Flirting in the workplace is a God-given right and a heck of a lot less lethal than going all the way with your boss.
I’ve always wondered about those all girly jobs in PR or cosmetic industries where you only work with women and talk mostly about anorexia or the latest under eye concealer. Sure, you can trade gossip on the J. Sisters bikini wax techniques, but what’s the fun in getting dressed up for work if no one’s around to appreciate the gold-flecked body powder you’ve tossed down your cleavage ? A fun and frisky flirt is what every girl needs and don’t fool yourself, you can still get ahead that way.
I’ve now reached the age where I can call anyone "honey" or "cutie" without fear of sexual harassment, but in truth I’ve flirted throughout my career and it never boomeranged because I was also smart and a master at sizing up political potholes.

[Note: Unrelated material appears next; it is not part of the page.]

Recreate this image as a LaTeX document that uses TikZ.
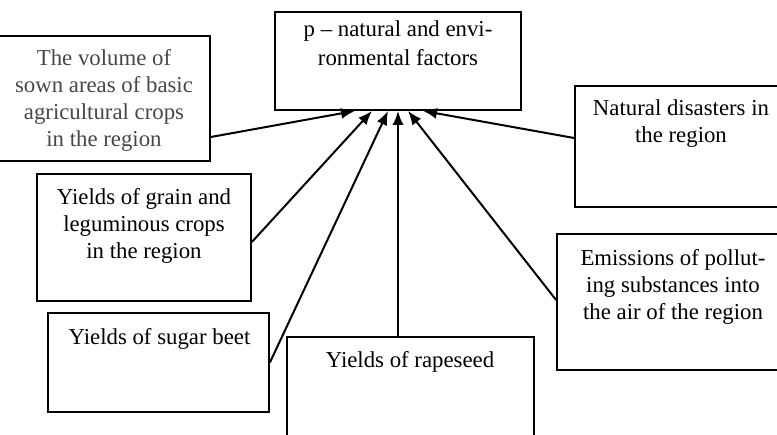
\documentclass[tikz,border=0pt]{standalone}
\usepackage{fontspec}
\setmainfont{Liberation Serif}
\usetikzlibrary{arrows.meta}
\begin{document}
\begin{tikzpicture}[x=1pt,y=-1pt,
  box/.style={draw,line width=1.8pt,inner sep=0pt},
  txt/.style={anchor=north,align=center,inner sep=0pt,font=\fontsize{22.8}{27}\selectfont},
  arr/.style={line width=2pt,-{Latex[length=14pt,width=11pt]}}]
\useasboundingbox (0,0) rectangle (777,435);
\clip (0,0) rectangle (777,435);
% boxes
\node[box,minimum width=246pt,minimum height=98pt] (top) at (398,61) {};
\node[box,minimum width=212pt,minimum height=125pt] (vol) at (104,98.5) {};
\node[box,minimum width=212pt,minimum height=121pt] (nat) at (681,146.5) {};
\node[box,minimum width=214pt,minimum height=127pt] (grain) at (144,237.5) {};
\node[box,minimum width=221pt,minimum height=99pt] (sugar) at (158.5,362.5) {};
\node[box,minimum width=247pt,minimum height=123pt] (rape) at (410.5,398.5) {};
\node[box,minimum width=232pt,minimum height=136pt] (emis) at (673,302) {};
% texts
\node[txt,font=\fontsize{22.8}{29}\selectfont] (ttop) at (398,20) {p -- natural and envi-\\ronmental factors};
\node[txt,text=black!72] (tvol) at (104,49) {The volume of\\sown areas of basic\\agricultural crops\\in the region};
\node[txt] (tnat) at (681,99) {Natural disasters in\\the region};
\node[txt] (tgrain) at (144,188) {Yields of grain and\\leguminous crops\\in the region};
\node[txt] (tsugar) at (159.5,328) {Yields of sugar beet};
\node[txt] (trape) at (410,351) {Yields of rapeseed};
\node[txt] (temis) at (673,249) {Emissions of pollut-\\ing substances into\\the air of the region};
% arrows
\draw[arr] ([yshift=-38.5pt]vol.east) -- ([xshift=-43pt]top.south);
\draw[arr] ([yshift=-4.5pt]grain.east) -- ([xshift=-26pt]top.south);
\draw[arr] (sugar.east) -- ([xshift=-10pt]top.south);
\draw[arr] ([xshift=-12.5pt]rape.north) -- (top.south);
\draw[arr] ([yshift=2pt]emis.west) -- ([xshift=10pt]top.south);
\draw[arr] ([yshift=8.5pt]nat.west) -- ([xshift=25pt]top.south);
\end{tikzpicture}
\end{document}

During the first summer I worked for Helen Gurley Brown at Cosmopolitan magazine, Bill Clinton was running for president and making the rounds of New York fundraisers one of which was being held on a sweaty August night in my apartment building. Blonde and tan wearing a white t-shirt and red shorts, I stood in the lobby holding Otis, my King Charles spaniel. Clinton and I ended up alone without the ubiquitous security detail but with him petting my dog. And, as I recall, me. His hand started the downstroke on the fur and ended on my t-shirt. HGB was so proud of my escapade; I was her ultimate Cosmo girl, though she would have given me the Nobel Prize had I taken it one step further. It was a flirt all in the name of investigative journalism.Pretty and smart is still an unbeatable work combination. I know one big city mayor who used to run a high profile company and only wanted pretty girls around his bullpen. The overweight young woman whose bra straps always showed, and who had the unfortunate habit of burping out loud, lasted minutes before being moved quickly to another floor.